Transcribe every line exactly. Leave the pictures behind.
--- start Data shown ---
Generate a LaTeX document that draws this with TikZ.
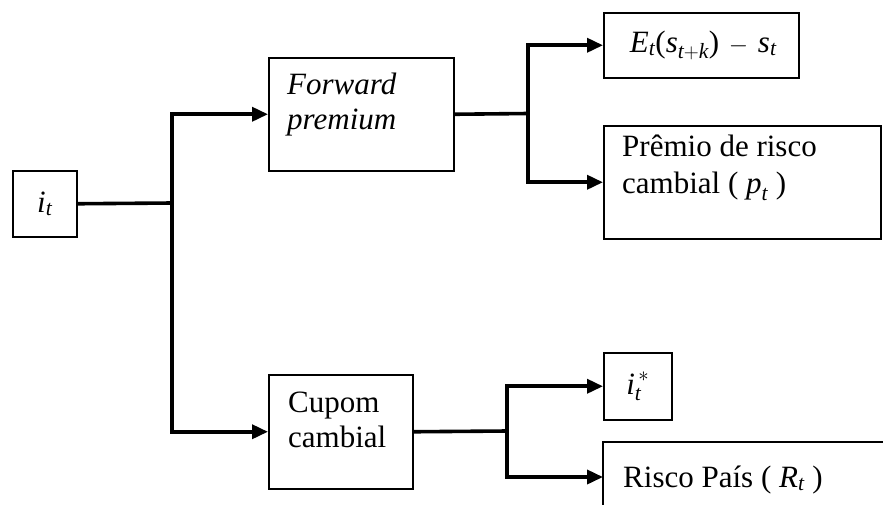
\documentclass[tikz,border=0pt]{standalone}
\usepackage{amsmath}
\usepackage{fontspec}
\setmainfont{Liberation Serif}
\usetikzlibrary{arrows.meta}
\newcommand{\vi}[1]{\textit{#1}}
\newcommand{\pp}[1]{\textup{#1}}
\begin{document}
\begin{tikzpicture}[x=1pt,y=-1pt,
  box/.style={draw=black,line width=1.5pt,rectangle,inner sep=0pt,anchor=north west},
  txt/.style={anchor=base west,inner sep=0pt,font=\fontsize{31}{35}\selectfont},
  mtxt/.style={inner sep=0pt,font=\fontsize{31}{35}\selectfont},
  conn/.style={draw=black,line width=3.6pt},
  arr/.style={conn,-{Triangle[length=16pt,width=14pt]}}
]
\useasboundingbox (0,0) rectangle (883,504);
% boxes
\node[box,minimum width=64pt,minimum height=66pt] (it) at (12,170) {};
\node[box,minimum width=185pt,minimum height=113pt] (fp) at (268,57) {};
\node[box,minimum width=144pt,minimum height=114pt] (cc) at (268,374) {};
\node[box,minimum width=195pt,minimum height=65pt] (ex) at (603,12) {};
\node[box,minimum width=277pt,minimum height=113pt] (pr) at (603,125) {};
\node[box,minimum width=68pt,minimum height=67pt] (is) at (603,352) {};
\draw[line width=1.5pt] (884,442) coordinate (rpne) -- (603,442) coordinate (rpnw) -- (603,505) coordinate (rpsw);
\coordinate (rpw) at (603,477);
% texts
\node[mtxt] (itt) at (it.center) {$\vi{i}_{\vi{t}}$};
\node[txt] (fpt1) at (287,94) {\textit{Forward}};
\node[txt] (fpt2) at (287,129) {\textit{premium}};
\node[txt] (cct1) at (288,412) {Cupom};
\node[txt] (cct2) at (288,447) {cambial};
\node[mtxt] (ext) at ([xshift=2pt]ex.center) {$\vi{E}_{\vi{t}}\pp{(}\vi{s}_{\vi{t}+\vi{k}}\pp{)}\,-\,\vi{s}_{\vi{t}}$};
\node[txt] (prt1) at (622,156) {Prêmio de risco};
\node[txt] (prt2) at (622,193) {cambial ( $\vi{p}_{\vi{t}}$ )};
\node[mtxt] (ist) at (is.center) {$\vi{i}_{\vi{t}}^{\,*}$};
\node[txt] (rpt) at (623,487) {Risco País ( $\vi{R}_{\vi{t}}$ )};
% connectors
\coordinate (j1) at (172,203);
\coordinate (j2) at (528,113.5);
\coordinate (j3) at (507,431);
\draw[conn] (it.east) -- (j1);
\draw[arr] (j1) |- (fp.west);
\draw[arr] (j1) |- (cc.west);
\draw[conn] (fp.east) -- (j2);
\draw[arr] (j2) |- (ex.west);
\draw[arr] (j2) |- (pr.west);
\draw[conn] (cc.east) -- (j3);
\draw[arr] (j3) |- (is.west);
\draw[arr] (j3) |- (rpw);
\end{tikzpicture}
\end{document}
--- end Data shown ---
§ Written reply
Generate a LaTeX document that draws this with TikZ.
\documentclass[tikz,border=0pt]{standalone}
\usepackage{amsmath}
\usepackage{fontspec}
\setmainfont{Liberation Serif}
\usetikzlibrary{arrows.meta}
\newcommand{\vi}[1]{\textit{#1}}
\newcommand{\pp}[1]{\textup{#1}}
\begin{document}
\begin{tikzpicture}[x=1pt,y=-1pt,
  box/.style={draw=black,line width=1.5pt,rectangle,inner sep=0pt,anchor=north west},
  txt/.style={anchor=base west,inner sep=0pt,font=\fontsize{31}{35}\selectfont},
  mtxt/.style={inner sep=0pt,font=\fontsize{31}{35}\selectfont},
  conn/.style={draw=black,line width=3.6pt},
  arr/.style={conn,-{Triangle[length=16pt,width=14pt]}}
]
\useasboundingbox (0,0) rectangle (883,504);
% boxes
\node[box,minimum width=64pt,minimum height=66pt] (it) at (12,170) {};
\node[box,minimum width=185pt,minimum height=113pt] (fp) at (268,57) {};
\node[box,minimum width=144pt,minimum height=114pt] (cc) at (268,374) {};
\node[box,minimum width=195pt,minimum height=65pt] (ex) at (603,12) {};
\node[box,minimum width=277pt,minimum height=113pt] (pr) at (603,125) {};
\node[box,minimum width=68pt,minimum height=67pt] (is) at (603,352) {};
\draw[line width=1.5pt] (884,442) coordinate (rpne) -- (603,442) coordinate (rpnw) -- (603,505) coordinate (rpsw);
\coordinate (rpw) at (603,477);
% texts
\node[mtxt] (itt) at (it.center) {$\vi{i}_{\vi{t}}$};
\node[txt] (fpt1) at (287,94) {\textit{Forward}};
\node[txt] (fpt2) at (287,129) {\textit{premium}};
\node[txt] (cct1) at (288,412) {Cupom};
\node[txt] (cct2) at (288,447) {cambial};
\node[mtxt] (ext) at ([xshift=2pt]ex.center) {$\vi{E}_{\vi{t}}\pp{(}\vi{s}_{\vi{t}+\vi{k}}\pp{)}\,-\,\vi{s}_{\vi{t}}$};
\node[txt] (prt1) at (622,156) {Prêmio de risco};
\node[txt] (prt2) at (622,193) {cambial ( $\vi{p}_{\vi{t}}$ )};
\node[mtxt] (ist) at (is.center) {$\vi{i}_{\vi{t}}^{\,*}$};
\node[txt] (rpt) at (623,487) {Risco País ( $\vi{R}_{\vi{t}}$ )};
% connectors
\coordinate (j1) at (172,203);
\coordinate (j2) at (528,113.5);
\coordinate (j3) at (507,431);
\draw[conn] (it.east) -- (j1);
\draw[arr] (j1) |- (fp.west);
\draw[arr] (j1) |- (cc.west);
\draw[conn] (fp.east) -- (j2);
\draw[arr] (j2) |- (ex.west);
\draw[arr] (j2) |- (pr.west);
\draw[conn] (cc.east) -- (j3);
\draw[arr] (j3) |- (is.west);
\draw[arr] (j3) |- (rpw);
\end{tikzpicture}
\end{document}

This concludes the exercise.